Even if RVM technology is subject to the TCPA, that does not make it inherently unlawful to use. Rather, the business must evaluate whether its intended use of RVM is subject to any specific restrictions in the TCPA. And while compliance with the DNC registry is certainly important, it is just one component of that inquiry. Just because a company’s use of RVM is DNC compliant does not mean that it is TCPA compliant.
For example, even if a telephone number is not on the DNC registry, it may violate the TCPA if a prerecorded telemarketing message is left on either a residential landline or a cellular telephone, unless the caller has the prior express written consent of the called party. Even if not for telemarketing purposes, it is still generally a violation of the TCPA to leave a prerecorded message on a cellular telephone without some other form of consent (not necessarily written). And even if a company’s use of RVM is TCPA compliant, there are still other laws that must be considered. For example, in 2018 the State of Florida amended its telephone solicitation laws to expressly include RVM technology within its scope.

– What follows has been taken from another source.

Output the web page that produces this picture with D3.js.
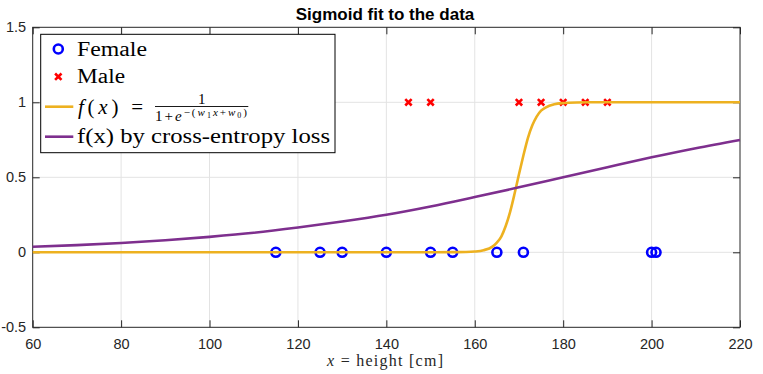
<!DOCTYPE html>
<html>
<head>
<meta charset="utf-8">
<script src="https://cdn.jsdelivr.net/npm/d3@7"></script>
<style>
  body { margin: 0; background: #fff; }
  svg { display: block; }
</style>
</head>
<body>
<svg id="chart" width="763" height="374"></svg>
<script>
'use strict';

// data
const femaleHeights = [115, 125, 130, 140, 150, 155, 165, 171, 200, 201];
const maleHeights = [145, 150, 170, 175, 180, 185, 190];

const fitX = [60, 100, 140, 150, 155, 158, 160, 162, 164, 165, 166, 167, 168, 169, 170, 171, 172, 173, 174, 175, 176, 178, 180, 183, 186, 190, 200, 220];
const fitY = [0, 0, 0, 0, 0.001, 0.002, 0.005, 0.014, 0.038, 0.065, 0.105, 0.175, 0.27, 0.39, 0.52, 0.645, 0.76, 0.845, 0.905, 0.945, 0.965, 0.987, 0.995, 0.999, 1, 1, 1, 1];

const ceX = [60, 70, 80, 90, 100, 110, 120, 130, 140, 150, 160, 170, 180, 190, 200, 210, 220];
const ceY = [0.037, 0.048, 0.062, 0.08, 0.103, 0.13, 0.165, 0.205, 0.25, 0.305, 0.368, 0.433, 0.5, 0.567, 0.633, 0.694, 0.749];

const xTicks = [60, 80, 100, 120, 140, 160, 180, 200, 220];
const yTicks = [-0.5, 0, 0.5, 1, 1.5];

const LEFT = 32.7, RIGHT = 740, TOP = 27.3, BOTTOM = 327.3;
const AXIS_COLOR = "#262626";
const ORANGE = "#EDB120";
const PURPLE = "#7E2F8E";

const svg = d3.select("#chart");

const x = d3.scaleLinear().domain([60, 220]).range([LEFT, RIGHT]);
const y = d3.scaleLinear().domain([-0.5, 1.5]).range([BOTTOM, TOP]);

// grid
const grid = svg.append("g").attr("stroke", "#e3e3e3").attr("stroke-width", 1);
grid.selectAll(".gx").data(xTicks.slice(1, -1)).enter().append("line")
  .attr("x1", d => x(d)).attr("x2", d => x(d)).attr("y1", TOP).attr("y2", BOTTOM);
grid.selectAll(".gy").data(yTicks.slice(1, -1)).enter().append("line")
  .attr("x1", LEFT).attr("x2", RIGHT).attr("y1", d => y(d)).attr("y2", d => y(d));

// axes, ticks pointing inwards like matlab
const axisFont = "'Liberation Sans', Arial, sans-serif";
svg.append("g").attr("transform", `translate(0,${BOTTOM})`)
  .call(d3.axisBottom(x).tickValues(xTicks).tickSizeInner(-7).tickSizeOuter(0).tickPadding(11))
  .call(g => g.select(".domain").remove())
  .call(g => g.selectAll("text").attr("font-size", 14.5).attr("font-family", axisFont).attr("fill", AXIS_COLOR).attr("dy", "0.71em"))
  .call(g => g.selectAll("line").attr("stroke", AXIS_COLOR));
svg.append("g").attr("transform", `translate(0,${TOP})`)
  .call(d3.axisTop(x).tickValues(xTicks).tickSizeInner(-7).tickSizeOuter(0).tickFormat(""))
  .call(g => g.select(".domain").remove())
  .call(g => g.selectAll("line").attr("stroke", AXIS_COLOR));
svg.append("g").attr("transform", `translate(${LEFT},0)`)
  .call(d3.axisLeft(y).tickValues(yTicks).tickSizeInner(-7).tickSizeOuter(0).tickPadding(6.5).tickFormat(d => String(d)))
  .call(g => g.select(".domain").remove())
  .call(g => g.selectAll("text").attr("font-size", 14.5).attr("font-family", axisFont).attr("fill", AXIS_COLOR))
  .call(g => g.selectAll("line").attr("stroke", AXIS_COLOR));
svg.append("g").attr("transform", `translate(${RIGHT},0)`)
  .call(d3.axisRight(y).tickValues(yTicks).tickSizeInner(-7).tickSizeOuter(0).tickFormat(""))
  .call(g => g.select(".domain").remove())
  .call(g => g.selectAll("line").attr("stroke", AXIS_COLOR));

svg.append("rect")
  .attr("x", LEFT).attr("y", TOP).attr("width", RIGHT - LEFT).attr("height", BOTTOM - TOP)
  .attr("fill", "none").attr("stroke", AXIS_COLOR).attr("stroke-width", 1);

// data markers
svg.append("g").selectAll("circle").data(femaleHeights).enter().append("circle")
  .attr("cx", d => x(d)).attr("cy", y(0)).attr("r", 4.5)
  .attr("fill", "none").attr("stroke", "#0000ff").attr("stroke-width", 2.6);

const cross = (sel, s) => sel.append("path")
  .attr("d", `M${-s},${-s}L${s},${s}M${-s},${s}L${s},${-s}`)
  .attr("stroke", "#ff0000").attr("stroke-width", 2.6).attr("fill", "none");
svg.append("g").selectAll("g").data(maleHeights).enter().append("g")
  .attr("transform", d => `translate(${x(d)},${y(1)})`)
  .call(sel => cross(sel, 3.2));

// curves
const line = d3.line().x(d => x(d[0])).y(d => y(d[1])).curve(d3.curveMonotoneX);
svg.append("path").datum(d3.zip(fitX, fitY)).attr("d", line)
  .attr("fill", "none").attr("stroke", ORANGE).attr("stroke-width", 2.6);
svg.append("path").datum(d3.zip(ceX, ceY)).attr("d", line)
  .attr("fill", "none").attr("stroke", PURPLE).attr("stroke-width", 2.6);

// title & x label
svg.append("text").attr("x", 385).attr("y", 20).attr("text-anchor", "middle")
  .attr("font-family", axisFont).attr("font-weight", "bold").attr("font-size", 17).attr("fill", "#000")
  .text("Sigmoid fit to the data");

const serif = "'Liberation Serif', 'Times New Roman', serif";
const xl = svg.append("text").attr("x", 385).attr("y", 366).attr("text-anchor", "middle")
  .attr("font-family", serif).attr("font-size", 16).attr("fill", AXIS_COLOR)
  .attr("textLength", 116).attr("lengthAdjust", "spacing");
xl.append("tspan").attr("font-style", "italic").text("x");
xl.append("tspan").text(" = height [cm]");

// legend
const lg = svg.append("g");
lg.append("rect").attr("x", 40.7).attr("y", 34.3).attr("width", 294.3).attr("height", 118.4)
  .attr("fill", "#fff").attr("stroke", "#000").attr("stroke-width", 1);
lg.append("circle").attr("cx", 58.3).attr("cy", 49).attr("r", 4.5)
  .attr("fill", "none").attr("stroke", "#0000ff").attr("stroke-width", 2.6);
lg.append("g").attr("transform", "translate(58.3,76.7)").call(sel => cross(sel, 3.2));
lg.append("line").attr("x1", 45).attr("x2", 73.3).attr("y1", 106.7).attr("y2", 106.7)
  .attr("stroke", ORANGE).attr("stroke-width", 2.6);
lg.append("line").attr("x1", 45).attr("x2", 73.3).attr("y1", 136.7).attr("y2", 136.7)
  .attr("stroke", PURPLE).attr("stroke-width", 2.6);

const legText = (ty, str, len) => lg.append("text").attr("x", 77).attr("y", ty)
  .attr("font-family", serif).attr("font-size", 20).attr("fill", "#000")
  .attr("textLength", len).attr("lengthAdjust", "spacingAndGlyphs").text(str);
legText(55.5, "Female", 70);
legText(83, "Male", 48);
legText(143, "f(x) by cross-entropy loss", 253);

const fx = lg.append("text").attr("x", 78).attr("y", 113.5)
  .attr("font-family", serif).attr("font-size", 21).attr("fill", "#000")
  .attr("textLength", 65).attr("lengthAdjust", "spacing");
fx.append("tspan").attr("font-style", "italic").text("f");
fx.append("tspan").text("(");
fx.append("tspan").attr("font-style", "italic").text("x");
fx.append("tspan").text(") =");
lg.append("text").attr("x", 201.7).attr("y", 104).attr("text-anchor", "middle")
  .attr("font-family", serif).attr("font-size", 15).text("1");
lg.append("line").attr("x1", 155).attr("x2", 248.3).attr("y1", 106.5).attr("y2", 106.5)
  .attr("stroke", "#000").attr("stroke-width", 0.9);
const den = lg.append("text").attr("x", 155).attr("y", 120.5)
  .attr("font-family", serif).attr("font-size", 15)
  .attr("textLength", 92).attr("lengthAdjust", "spacing");
den.append("tspan").text("1+");
den.append("tspan").attr("font-style", "italic").text("e");
const sup = den.append("tspan").attr("dy", -5).attr("font-size", 11);
sup.append("tspan").text("−(");
sup.append("tspan").attr("font-style", "italic").text("w");
sup.append("tspan").attr("font-size", 8).attr("dy", 2).text("1");
sup.append("tspan").attr("font-size", 11).attr("dy", -2).attr("font-style", "italic").text("x");
sup.append("tspan").attr("font-size", 11).text("+");
sup.append("tspan").attr("font-size", 11).attr("font-style", "italic").text("w");
sup.append("tspan").attr("font-size", 8).attr("dy", 2).text("0");
sup.append("tspan").attr("font-size", 11).attr("dy", -2).text(")");
</script>
</body>
</html>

The above are simply illustrative examples. While RVM technology has great potential, there is an equally grave potential for misstep. The TCPA imposes penalties of up to $1,500 per call in violation of the statute. Given the large number of TCPA class action lawsuits, improper use of RVM may result in potentially crippling damages for a business, far exceeding whatever benefit or cost-savings is realized in the short-term.
Do not simply rely on an RVM provider’s assurances or marketing materials that its product is “TCPA compliant.” Businesses must independently evaluate their intended use of any RVM campaigns, including who is being called, the type of telephone number being calls, the purpose of the message, and (if applicable) the type of consent necessary, relative to the TCPA’s requirements to ensure compliance.